2.コナ・ルビーとは
コナ・ルビー(登録商標)は山岸農園で生産された最高級コーヒーのみに冠せられる名前です。
コーヒーは春に白い花が咲きます。ジャスミンのようなよい香りがします。満開に咲くとコーヒー畑全体が白く見えます。まるで、雪が積もったように見えることからコナスノーと呼ばれます。
花が咲いて実が完熟するまでに約8ヶ月間、大切に育てます。コーヒーの実は始めは緑色ですが、7ヶ月を過ぎると徐々に黄色からオレンジを経て、8ヵ月目にはルビー色に輝きます。ルビー色に輝くわずか2週間程度の間に丁寧に手で摘み取られたコーヒーが、最高の香味を持ちます。これが山岸コーヒー農園のコナ・ルビーです。
クリーンカップと甘みが特徴の最高級コーヒーです。
2-1.品種
山岸コーヒー農園には約3,500本のコーヒーの木があります。それらは全てコナ・ティピカ種です。ティピカ種は軽やかな明るい甘みと酸味が特徴の品種です。アラビカ種コーヒーの原種に一番近く、最も香味の良い品種とされています。ところが、病害に弱く、育て難く、収穫し難く、収穫量の少ない品種です。現代に至るまでのコーヒーの品種改良は味を犠牲にしてでも、生産の効率性を追及した改良が主流でした。世界中のコーヒー産地では、ティピカは次々と引き抜かれ、より生産性の高い品種に植え替えられてきました。いまでは、ティピカを栽培しているのはコナやジャマイカのブルーマウンテンなどの一部の地域に限られています。
また、ある国・地域の美味しい品種が、他の土壌・気候の場所に育てても、必ずしも美味しくなるとは限りません。その土地にあった品種があります。
コナ・ティピカは明治の日本人移民の時代からコナで育てられた、コナの気候に合った品種です。
2-2.クリーンカップについて
コーヒーは正しく生産すれば、本来はクリーンでさわやかな飲み物です。ところが、丁寧に生産しないと、クリーンさが失われます。つまり、渋み、えぐ味、苦味などの雑味や、本来コーヒーにはない異臭、カビ臭、発酵臭などが混入します。これら異臭や雑味のせいで、コーヒーを飲めない人が多くいます。また、砂糖やクリームなしでは、とても飲めないコーヒーが巷にあふれているのは残念なことです。
SCAA(Specialty Coffee Association of America)のカッピングの評価基準には香り、均質性、クリーンカップ、甘さ、風味、酸味、こく、後味、バランス、全体評価などがあります。このなかでは、クリーンさは多くの評価項目の一つに過ぎません。

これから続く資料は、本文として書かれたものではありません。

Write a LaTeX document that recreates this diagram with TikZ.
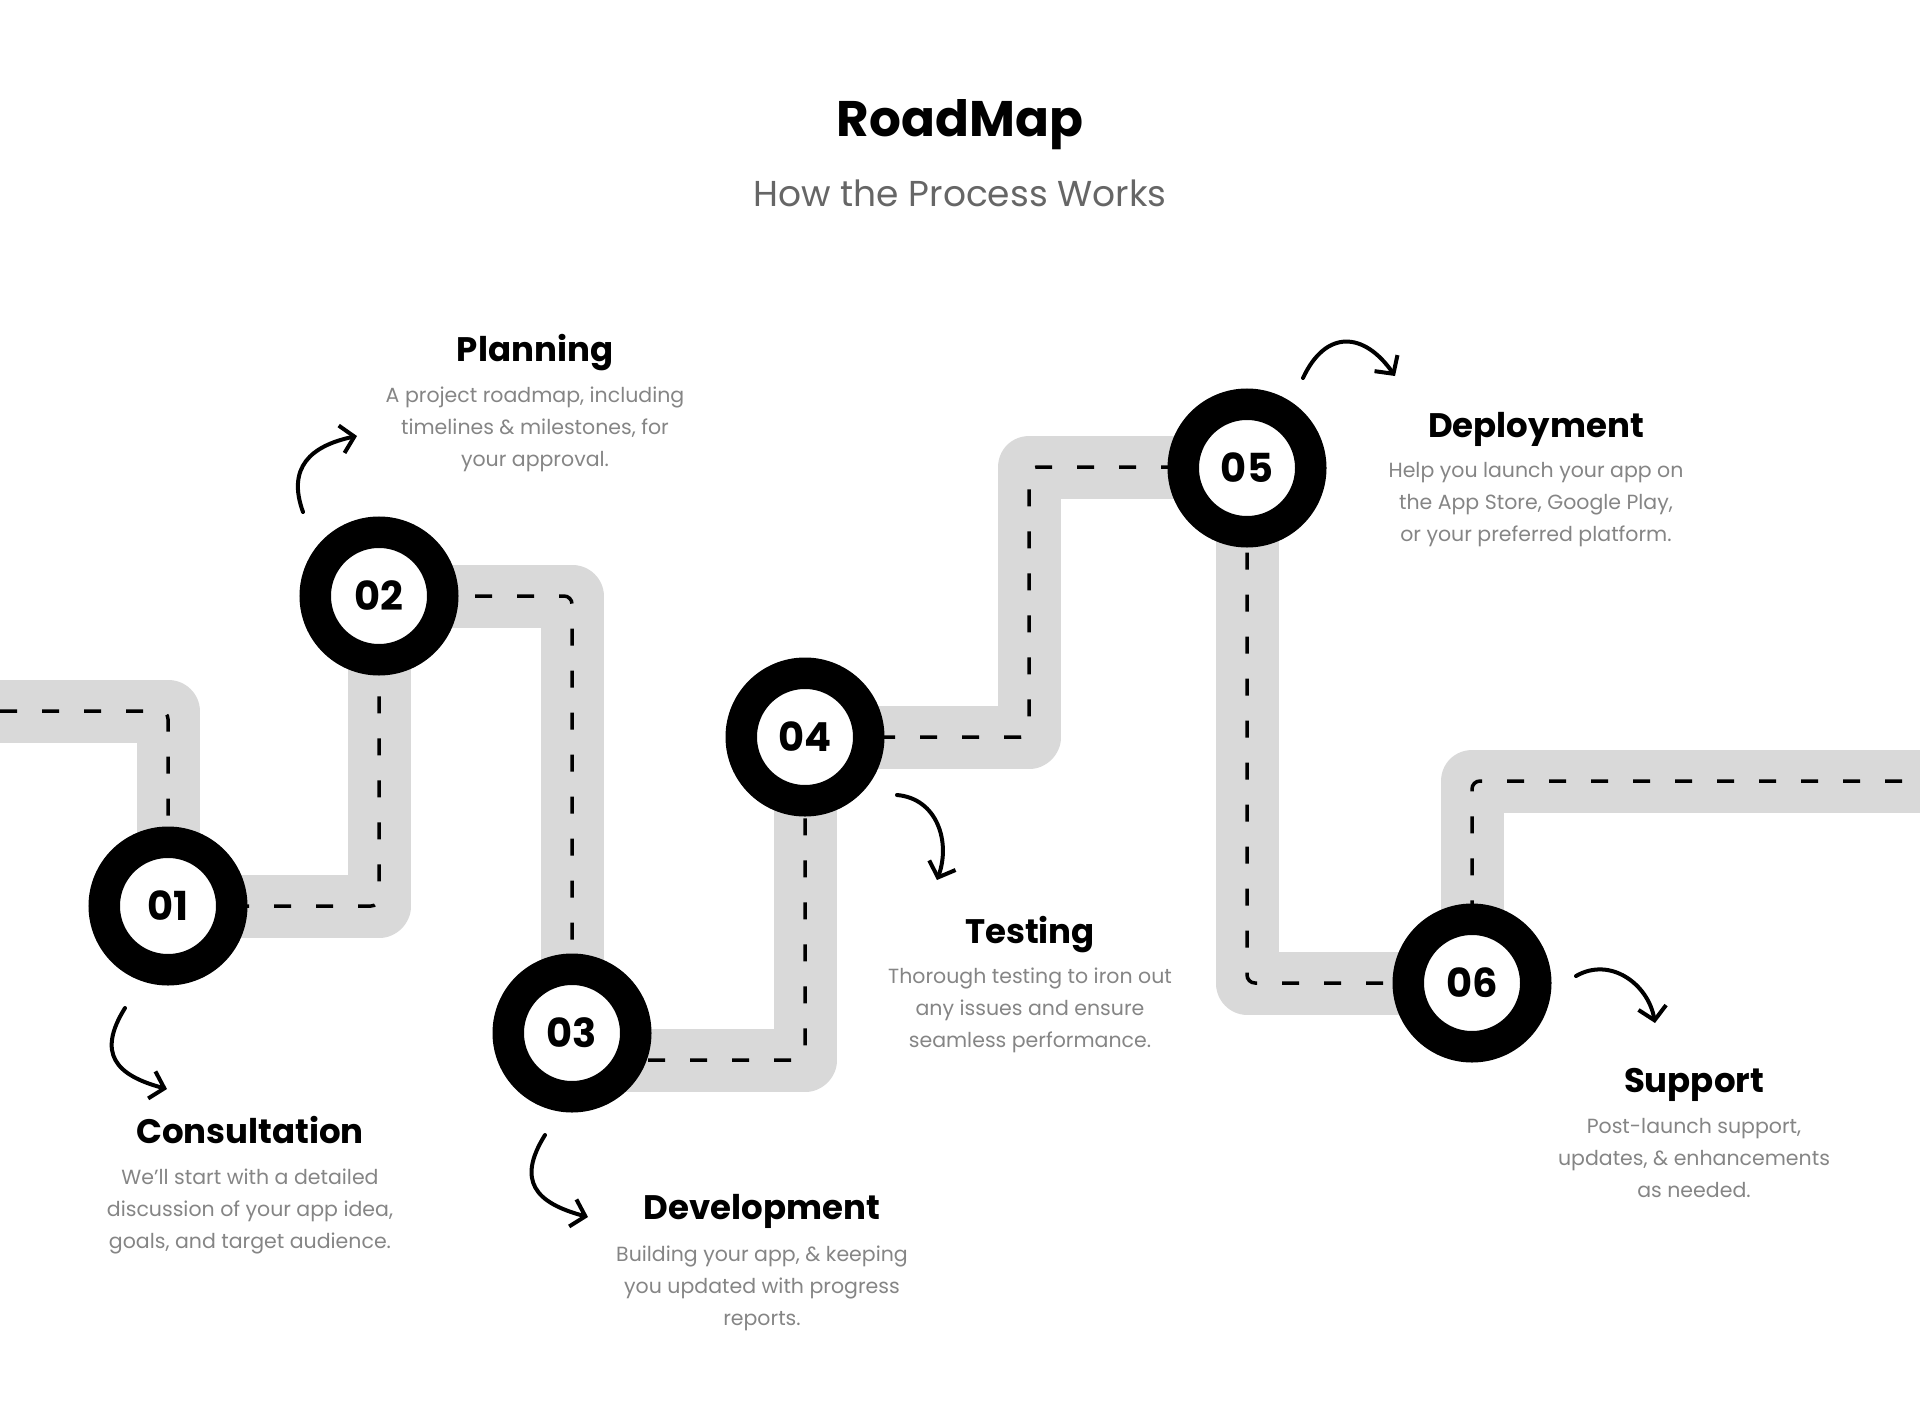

しかし、生産者である私どもは、クリーンカップが最も重要な項目だと考えます。これが欠けるとコーヒーが飲みにくくなるからです。
そして、クリーンカップこそが、コーヒー農家がいかに上質のコーヒーを作ろうと努力しているかを表す指標です。コーヒーを健康に育て、健康な実だけを丁寧に収穫し、きれいに乾燥させないとクリーンになりません。
コーヒーは農産物ですから、畑の立地条件、その年の気象条件によって、味が変化します。コーヒーは産地により、酸味や甘さや風味などが異なります。SCAAの評価基準はそのような多様な違いを評価するのに役立ちます。それらの評価項目の中で、クリーンカップは他の自然環境頼みの項目とは一線を画します。いかにきれいに収穫し、いかにきれいに乾燥させるかがクリーンカップへの鍵です。農家の努力の結晶です。
2-3.甘みについて
コナ・ルビーの第2の特徴は甘みです。
コナコーヒーの高級品はそのさわやかな酸味に特徴があります。しかし、コナコーヒーの中でも、極上品になると、その酸味の中に甘みが強くなります。
山岸コーヒー農園では、コナの他の農園に比べて実がゆっくり時間をかけて成熟します。これが甘みを生む秘訣です。
山岸コーヒー農園はコナの中でも比較的標高の高い所にあります。昼と夜との寒暖の差が大きく、暑さと寒さが交互にくることで、実がゆっくり成熟します。
適切な水分管理、栄養管理も重要です。水分や栄養が不足するとコーヒーの木は危機を感じ早く実を熟させます。
また、山岸コーヒー農園ではカオリンという粘土を水に溶かしコーヒーの木全体に散布します。リンゴやブドウなどの有機農法で用いられる物質です。木全体が白くコーティングされるので、直射日光に弱いコーヒーの木を日焼けから守ります。また、日光を遮るので、熟成にかかる時間が長くなります。
実際に2014-15シーズンは気象条件が同じ近所の畑が12月に収穫を終了したのに対し、山岸コーヒー農園は3月まで収穫が続きました。